The Centre of African Studies is honoured to welcome the renowned artist Yinka Shonibare MBE RA to deliver our annual lecture, marking the 50th anniversary of the largest centre of expertise on Africa outside Africa.
Yinka Shonibare MBE RA
Yinka Shonibare MBE RA was born in London and moved to Lagos, Nigeria at the age of three. He returned to London to study Fine Art first at Byam Shaw College of Art (now Central Saint Martins College of Art and Design) and then at Goldsmiths College, where he received his MFA, graduating as part of the ‘Young British Artists’ generation. He currently lives and works in the East End of London.
Over the past decade, Shonibare has become well known for his exploration of colonialism and post-colonialism within the contemporary context of globalisation. Shonibare’s work explores these issues, alongside those of race and class, through the media of painting, sculpture, photography and, more recently, film and performance. Using this wide range of media, Shonibare examines in particular the construction of identity and tangled interrelationship between Africa and Europe and their respective economic and political histories. Mixing Western art history and literature, he asks what constitutes our collective contemporary identity today. Having described himself as a ‘post-colonial’ hybrid, Shonibare questions the meaning of cultural and national definitions.

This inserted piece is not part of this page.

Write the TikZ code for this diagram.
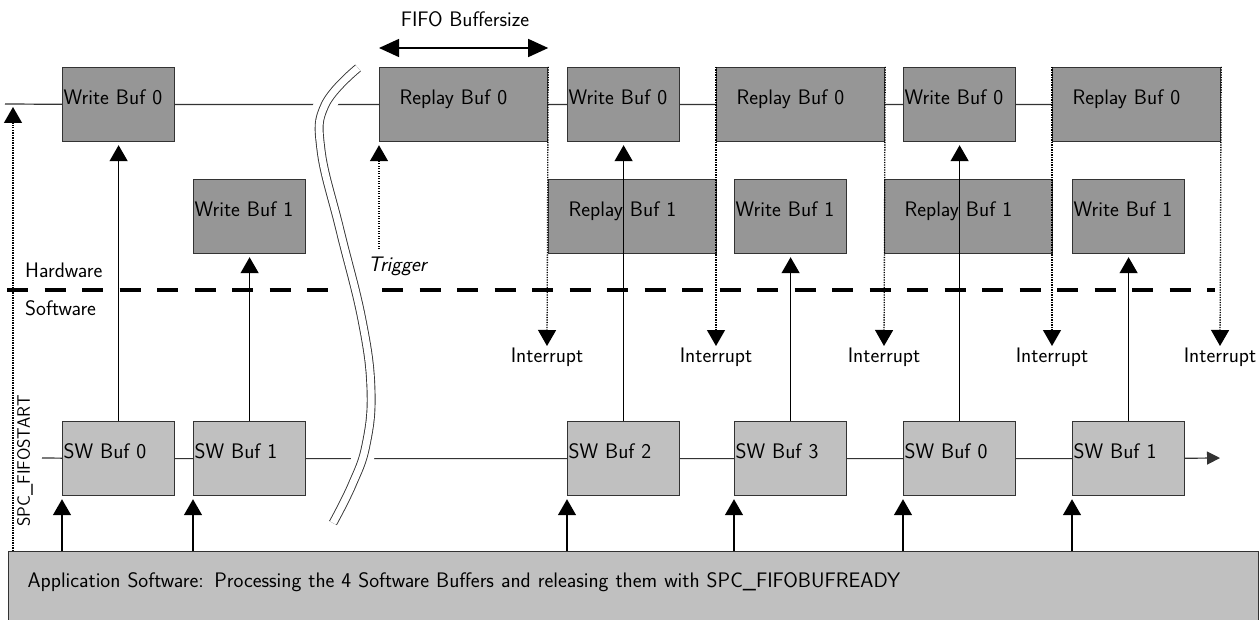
\documentclass[tikz,border=0pt]{standalone}
\usepackage{tikz}
\usetikzlibrary{arrows.meta}
\definecolor{hwfill}{HTML}{969696}
\definecolor{swfill}{HTML}{C0C0C0}
\definecolor{edgeclr}{HTML}{333333}
\newcommand\diafont{\fontsize{21}{25}\selectfont\sffamily}
\tikzset{
  buf/.style     = {draw=edgeclr,line width=1.2pt,anchor=north west,
                    minimum height=74pt,align=left,text height=0pt,
                    text depth=0pt,font=\diafont},
  wbuf/.style    = {buf,fill=hwfill,inner xsep=1pt,text width=110pt},
  rbuf/.style    = {buf,fill=hwfill,inner xsep=20pt,text width=128pt},
  swbuf/.style   = {buf,fill=swfill,inner xsep=1pt,text width=110pt},
  appbox/.style  = {buf,fill=swfill,inner xsep=19pt,text width=1212pt,
                    minimum height=72pt},
  lbl/.style     = {font=\diafont,inner sep=1pt},
  tline/.style   = {draw=edgeclr,line width=1.2pt},
  sig/.style     = {-{Triangle[length=16pt,width=18pt]},line width=1.4pt,
                    shorten >=3pt},
  irq/.style     = {-{Triangle[length=16pt,width=18pt]},line width=1.3pt,
                    dash pattern=on 1.2pt off 1.3pt},
  sizearr/.style = {{Triangle[length=20pt,width=18pt]}-{Triangle[length=20pt,width=18pt]},
                    line width=1.4pt},
  sepline/.style = {line width=4.5pt,dash pattern=on 21pt off 16.5pt},
}

\begin{document}
\begin{tikzpicture}[x=1pt,y=-1pt]
    \useasboundingbox (0,0) rectangle (1260,620);
    \clip (0,0) rectangle (1260,620);
    % hardware buffers
    \node[wbuf] (wA)  at (62,67)   {Write Buf 0};
    \node[rbuf] (rA)  at (379,67)  {Replay Buf 0};
    \node[wbuf] (wB)  at (567,67)  {Write Buf 0};
    \node[rbuf] (rB)  at (716,67)  {Replay Buf 0};
    \node[wbuf] (wC)  at (903,67)  {Write Buf 0};
    \node[rbuf] (rC)  at (1052,67) {Replay Buf 0};
    \node[wbuf] (w1A) at (193,179) {Write Buf 1};
    \node[rbuf] (r1A) at (548,179) {Replay Buf 1};
    \node[wbuf] (w1B) at (734,179) {Write Buf 1};
    \node[rbuf] (r1B) at (884,179) {Replay Buf 1};
    \node[wbuf] (w1C) at (1072,179) {Write Buf 1};
    % software buffers
    \node[swbuf] (sw0) at (62,421)   {SW Buf 0};
    \node[swbuf] (sw1) at (193,421)  {SW Buf 1};
    \node[swbuf] (sw2) at (567,421)  {SW Buf 2};
    \node[swbuf] (sw3) at (734,421)  {SW Buf 3};
    \node[swbuf] (sw4) at (903,421)  {SW Buf 0};
    \node[swbuf] (sw5) at (1072,421) {SW Buf 1};
    \node[appbox] (app) at (8,551) {Application Software: Processing the 4 Software Buffers and releasing them with SPC\_FIFOBUFREADY};

    % time lines
    \coordinate (tl0) at (5,104);
    \coordinate (bl0) at (42,458);
    \coordinate (bl1) at (1220,458);
    \draw[tline] (tl0) -- (wA) -- (rA) -- (wB) -- (rB) -- (wC) -- (rC);
    \draw[tline] (bl0) -- (sw0) -- (sw1) -- (sw2) -- (sw3) -- (sw4) -- (sw5);
    \draw[tline,-{Triangle[length=13pt,width=13pt]}] (sw5) -- (bl1);

    % hardware / software border
    \coordinate (sep0) at (7,290);
    \coordinate (sep1) at (1215,290);
    \draw[sepline] (sep0) -- (sep1);
    \node[lbl,anchor=base west] (hw) at (24,277) {Hardware};
    \node[lbl,anchor=base west] (sw) at (24,315) {Software};

    % time break
    \draw[white,line width=22pt] plot[smooth,tension=0.7] coordinates
      {(358,68) (325,105) (321,150) (340,230) (362,320) (371,390) (366,445) (352,485) (333,523)};
    \draw[edgeclr,double,line width=0.9pt,double distance=7pt] plot[smooth,tension=0.7] coordinates
      {(358,68) (325,105) (321,150) (340,230) (362,320) (371,390) (366,445) (352,485) (333,523)};

    % data flow
    \foreach \b in {sw0,sw1,sw2,sw3,sw4,sw5}
      \draw[sig] (\b.south west |- app.north) -- (\b.south west);
    \foreach \s/\h in {sw0/wA,sw1/w1A,sw2/wB,sw3/w1B,sw4/wC,sw5/w1C}
      \draw[sig] (\s) -- (\h);

    % interrupts
    \foreach \x [count=\k] in {547,716,884,1052,1220}
      \node[lbl,anchor=north,inner ysep=2pt] (int\k) at (\x,346) {Interrupt};
    \foreach \c [count=\k] in {rA.north east,rB.north west,rB.north east,rC.north west,rC.north east}
      \draw[irq] (\c) -- (int\k.north);

    % trigger and start
    \node[lbl,anchor=base west,font=\diafont\itshape] (trig) at (367,272) {Trigger};
    \draw[irq,shorten >=3pt,shorten <=7pt] (rA.south west |- trig.north) -- (rA.south west);
    \coordinate (fs) at (13,107);
    \draw[irq] (fs |- app.north) -- (fs);
    \node[lbl,rotate=90,font=\fontsize{18}{21}\selectfont\sffamily] (fss) at (25,461) {SPC\_FIFOSTART};

    % fifo size
    \draw[sizearr] ([yshift=19pt]rA.north west) -- ([yshift=19pt]rA.north east);
    \node[lbl,anchor=base] (fifo) at (465,27) {FIFO Buffersize};
  \end{tikzpicture}
\end{document}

Shonibare was a Turner prize nominee in 2004 and awarded the decoration of Member of the “Most Excellent Order of the British Empire”. He has added this title to his professional name. In 2013 he was elected Royal Academician by the Royal Academy of Arts. He was notably commissioned by Okwui Enwezor At Documenta 10 in 2002 to create his most recognised work ‘Gallantry and Criminal Conversation’ that launched him on an international stage. He has exhibited at the Venice Biennial and internationally at leading museums worldwide. In September 2008, his major mid-career survey commenced at the MCA Sydney and toured to the Brooklyn Museum, New York in June 2009 and the Museum of African Art at the Smithsonian Institution, Washington DC in October 2009 . In 2010, ‘Nelson’s Ship in a Bottle’ became his first public art commission on the Fourth Plinth in Trafalgar Square.